WHAT YOU HAVE TO DO —
Leave out the pictures and set down exactly the lines from the start of the listing through the one with "(r5) at (1361,396)", both included.

EXTRACTED RECORDS —
════════

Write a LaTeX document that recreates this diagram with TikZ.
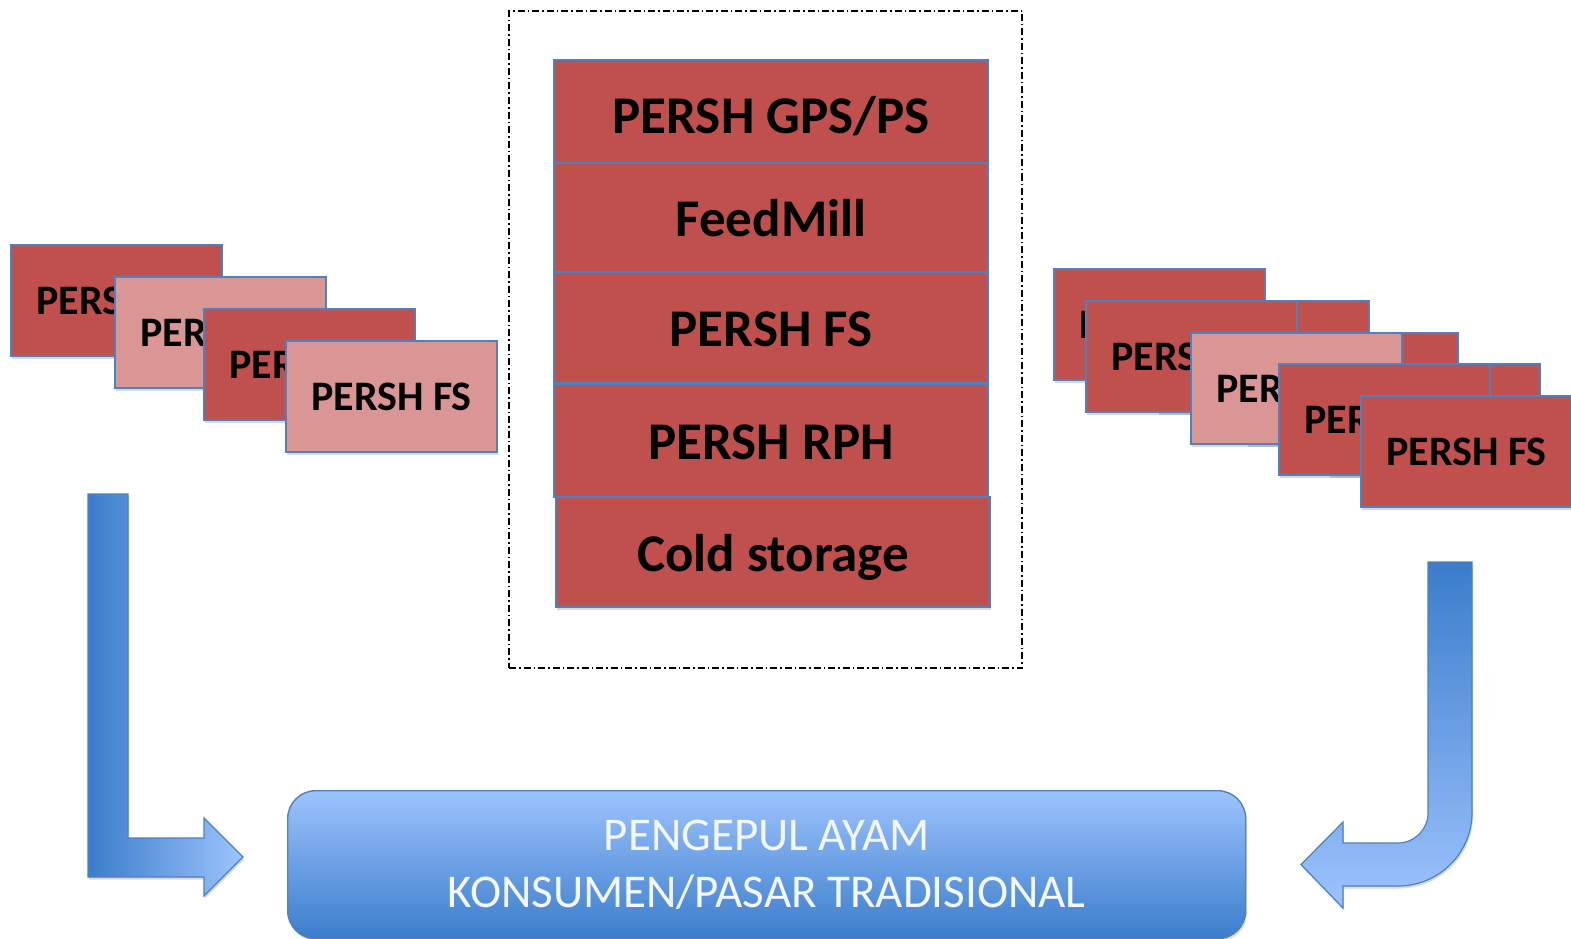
\documentclass[tikz,border=0pt]{standalone}
\usepackage{fontspec}
\setmainfont{Carlito}
\usetikzlibrary{shadows}
\definecolor{redfill}{HTML}{C0504D}
\definecolor{pinkfill}{HTML}{D99694}
\definecolor{edgeblue}{HTML}{4F81BD}
\definecolor{darkblue}{HTML}{3A7DCB}
\definecolor{lightblue}{HTML}{9DC3FD}
\definecolor{paletext}{HTML}{F4F8FE}
\begin{document}
\begin{tikzpicture}[x=1pt,y=-1pt,
  softshadow/.style={drop shadow={shadow xshift=1pt,shadow yshift=-2.5pt,opacity=0.15,fill=black}},
  box/.style={rectangle,draw=edgeblue,line width=1.6pt,inner sep=0pt,outer sep=0pt,anchor=north west,text depth=0pt,softshadow},
  midbox/.style={box,fill=redfill,minimum width=434pt,minimum height=#1,text height=38pt,font=\fontsize{53}{60}\selectfont\bfseries},
  darkcard/.style={box,fill=redfill,minimum width=211pt,minimum height=111pt,text height=28pt,font=\fontsize{42}{50}\selectfont\bfseries},
  pinkcard/.style={darkcard,fill=pinkfill},
  blockarrow/.style={draw=edgeblue,line width=1.2pt,line join=miter,softshadow},
  frame/.style={rectangle,draw=black,line width=1.5pt,dash pattern=on 7pt off 3pt on 1.5pt off 3pt,inner sep=0pt,outer sep=0pt,anchor=north west}
]
\useasboundingbox[fill=white] (0,0) rectangle (1571,939);

% dashed frame
\node[frame,minimum width=513pt,minimum height=657pt] (grp) at (509,11) {};

% central stack
\node[midbox=103pt,text height=44pt] (gps)  at (554,60)  {PERSH GPS/PS};
\node[midbox=109pt] (feed) at (554,163) {FeedMill};
\node[midbox=111pt] (fsc)  at (554,272) {PERSH FS};
\node[midbox=113pt] (rph)  at (554,384) {PERSH RPH};
\node[midbox=110pt] (cold) at (556,497) {Cold storage};

% left stack
\node[darkcard] (l1) at (11,245)  {PERSH FS};
\node[pinkcard] (l2) at (115,277) {PERSH FS};
\node[darkcard] (l3) at (204,309) {PERSH FS};
\node[pinkcard] (l4) at (286,341) {PERSH FS};

% right stack
\node[darkcard] (r1) at (1054,269) {PERSH FS};
\node[darkcard] (h2) at (1158,301) {};
\node[darkcard] (r2) at (1086,301) {PERSH FS};
\node[darkcard] (h3) at (1247,333) {};
\node[pinkcard] (r3) at (1191,333) {PERSH FS};
\node[darkcard] (h4) at (1329,364) {};
\node[darkcard] (r4) at (1279,364) {PERSH FS};
\node[darkcard] (r5) at (1361,396) {PERSH FS};

% left block arrow
\path[blockarrow,left color=darkblue,right color=lightblue]
  (88,494) -- (128,494) -- (128,838) -- (204,838) -- (204,818) -- (243,857)
  -- (204,896) -- (204,877) -- (88,877) -- cycle;

% right block arrow
\path[blockarrow,top color=darkblue,bottom color=lightblue]
  (1428,562) -- (1472,562) -- (1472,813)
  .. controls (1472,853) and (1439,886) .. (1398,886)
  -- (1343,886) -- (1343,908) -- (1301,864.5) -- (1343,822) -- (1343,843)
  -- (1398,843) .. controls (1414.5,843) and (1428,829.5) .. (1428,813) -- cycle;

% destination box
\node[rectangle,rounded corners=28pt,draw=edgeblue,line width=1.4pt,
      top color=lightblue,bottom color=darkblue,softshadow,
      minimum width=958pt,minimum height=148pt,anchor=north west,
      align=center,text=paletext,font=\fontsize{47}{57}\selectfont]
  (dest) at (287,790) {PENGEPUL AYAM\\KONSUMEN/PASAR TRADISIONAL};
\end{tikzpicture}
\end{document}
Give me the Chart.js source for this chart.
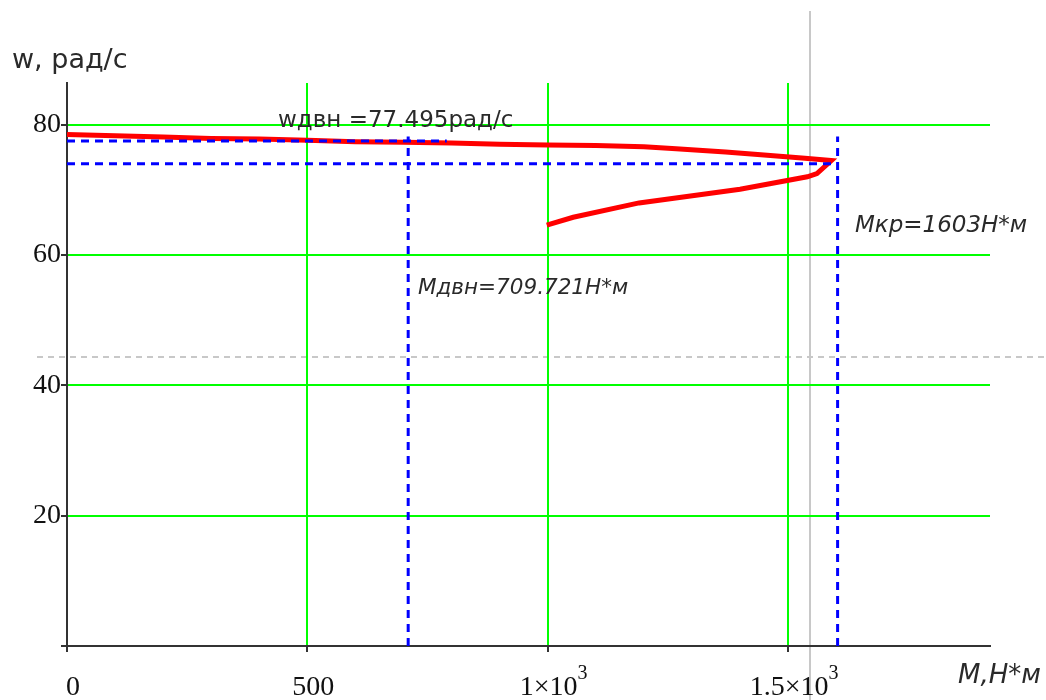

════════

FINAL RESULT —
Write a LaTeX document that recreates this diagram with TikZ.
\documentclass[tikz,border=0pt]{standalone}
\usepackage{fontspec}
\setmainfont{Carlito}
\usetikzlibrary{shadows}
\definecolor{redfill}{HTML}{C0504D}
\definecolor{pinkfill}{HTML}{D99694}
\definecolor{edgeblue}{HTML}{4F81BD}
\definecolor{darkblue}{HTML}{3A7DCB}
\definecolor{lightblue}{HTML}{9DC3FD}
\definecolor{paletext}{HTML}{F4F8FE}
\begin{document}
\begin{tikzpicture}[x=1pt,y=-1pt,
  softshadow/.style={drop shadow={shadow xshift=1pt,shadow yshift=-2.5pt,opacity=0.15,fill=black}},
  box/.style={rectangle,draw=edgeblue,line width=1.6pt,inner sep=0pt,outer sep=0pt,anchor=north west,text depth=0pt,softshadow},
  midbox/.style={box,fill=redfill,minimum width=434pt,minimum height=#1,text height=38pt,font=\fontsize{53}{60}\selectfont\bfseries},
  darkcard/.style={box,fill=redfill,minimum width=211pt,minimum height=111pt,text height=28pt,font=\fontsize{42}{50}\selectfont\bfseries},
  pinkcard/.style={darkcard,fill=pinkfill},
  blockarrow/.style={draw=edgeblue,line width=1.2pt,line join=miter,softshadow},
  frame/.style={rectangle,draw=black,line width=1.5pt,dash pattern=on 7pt off 3pt on 1.5pt off 3pt,inner sep=0pt,outer sep=0pt,anchor=north west}
]
\useasboundingbox[fill=white] (0,0) rectangle (1571,939);

% dashed frame
\node[frame,minimum width=513pt,minimum height=657pt] (grp) at (509,11) {};

% central stack
\node[midbox=103pt,text height=44pt] (gps)  at (554,60)  {PERSH GPS/PS};
\node[midbox=109pt] (feed) at (554,163) {FeedMill};
\node[midbox=111pt] (fsc)  at (554,272) {PERSH FS};
\node[midbox=113pt] (rph)  at (554,384) {PERSH RPH};
\node[midbox=110pt] (cold) at (556,497) {Cold storage};

% left stack
\node[darkcard] (l1) at (11,245)  {PERSH FS};
\node[pinkcard] (l2) at (115,277) {PERSH FS};
\node[darkcard] (l3) at (204,309) {PERSH FS};
\node[pinkcard] (l4) at (286,341) {PERSH FS};

% right stack
\node[darkcard] (r1) at (1054,269) {PERSH FS};
\node[darkcard] (h2) at (1158,301) {};
\node[darkcard] (r2) at (1086,301) {PERSH FS};
\node[darkcard] (h3) at (1247,333) {};
\node[pinkcard] (r3) at (1191,333) {PERSH FS};
\node[darkcard] (h4) at (1329,364) {};
\node[darkcard] (r4) at (1279,364) {PERSH FS};
\node[darkcard] (r5) at (1361,396) {PERSH FS};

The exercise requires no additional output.